Paul continues his focus on practical Christian living. In our reading today Paul is focusing on the parent child relationship. He shares what a healthy relationship looks like.
Paul addresses the children first. I’m wondering if there were children present during the reading of this letter or if their parents conveyed his message to them. Would Paul have bent down and spoken these words in person to children? I can imagine Jesus doing so. I don’t doubt He did so when He blessed them.
I wish someone would talk to today’s children and share this message with them. Our society is full of children ruling the household. The children are not taught to obey their parents. I guess I’m probably over generalizing the situation because the ones that behave this way are far more obvious than those who follow Paul’s instructions.
There is good practical reason for children to obey their parents beyond spiritual health. The parents are charged with protecting the children. They have also had a LOT more experience in the world. These two facts put the parent in a better position to know what is beneficial for the child. When the parent says, “Don’t swim without an adult present”, it is from a point of protection and experience. Fortunate is the child whose parents care enough to expect obedience.

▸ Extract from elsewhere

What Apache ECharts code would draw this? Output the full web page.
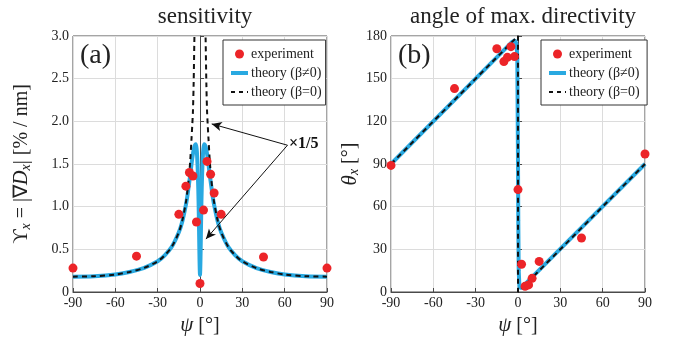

Paul turns to the fathers next. An overbearing parent is counterproductive to a healthy child. The child who can do no right in their parent’s eyes usually ends up with a crushed spirit or in complete rebellion. Children need to know that the things their parents require or request of them are reasonable and attainable. Don’t set standards that will never be attainable. Discipline with love. The child who knows that, regardless of the mistakes they have made, that their parents still love them will be a child who wants to please their parents. They will also be better parents to their own children because of this example. THIS is the epitome of God’s love for us.
Paul’s final instruction to the fathers is to bring up their children “in the discipline and instruction of the Lord” (verse 4). These lessons are “caught” as well as “taught.” The child will learn of God’s instructions best when mommy and daddy model those instructions. When the parents live the precepts of God in plain view of their children, the children will see this as the pattern of behavior that is acceptable and expected. Be the living word in their world. There is no better way to show them God’s love that showing that love to them through you actions.
One very important area of loving your child and bringing them up to be godly children is discipline. If I can choose one cornerstone principal it is “say what you mean and mean what you say.” Do NOT make idol threats or promises to your children. If you say they will receive X if they do Y then follow through if they do Y. Do not make a “threat” you are not willing to carry out. Do not make a promise of reward you aren’t prepared to deliver on. Your words must speak truth to your child if you have any hope of them respecting and obeying you.
I would like to inject one more idea in raising healthy children. This isn’t one that is penned in scripture but it is actually based on it. When you praise or admonish your child for an action they have performed, relate it to the action. “Good job” or “I like the way you did X.” On the admonishment side, “That was not a nice thing to do” or “Your actions need some attention.” Don’t tie their actions to their person. “You are a bad/good girl/boy!” This wounds their self-worth.
I say this is based on scriptural principals because we are not saved by works. God judges our works, good and bad, but they are not what our relationship with Him is built upon. We are His children and He loves us even when we don’t behave properly. He addresses our sin without diminishing our worth to Him. The prodigal son never lost his Sonship just because he was in rebellion. He lost his inheritance but he was still welcomed home with love. Our children never lose their relationship with us for their behavior and it is the behavior that needs addressed instead of their personage.
Father God, thank You for the children and grandchildren You blessed me with. I wish I had modeled more consistent behavior for them throughout their lives. Thank You that they still love me in spite of all my mistakes as a mother. Thank You for being the Father to them that they didn’t have in our home. I know this wasn’t easy for them but You sustained us all through it. Please help me be a better parent and grandparent even now. Also help me be a better daughter. I want to continue to honor my parents for all of my life. I pray my life reflects the love they invested in me. I know I wouldn’t have met You without them. Thank You for giving me such loving parents. Yes, they made mistakes too but You sustained us all even in the tough times. Thank You.
Thank You for being the model of a perfect parent. No way I will ever live up to it but I will continue to try. Thank You that You love me even when I don’t measure up.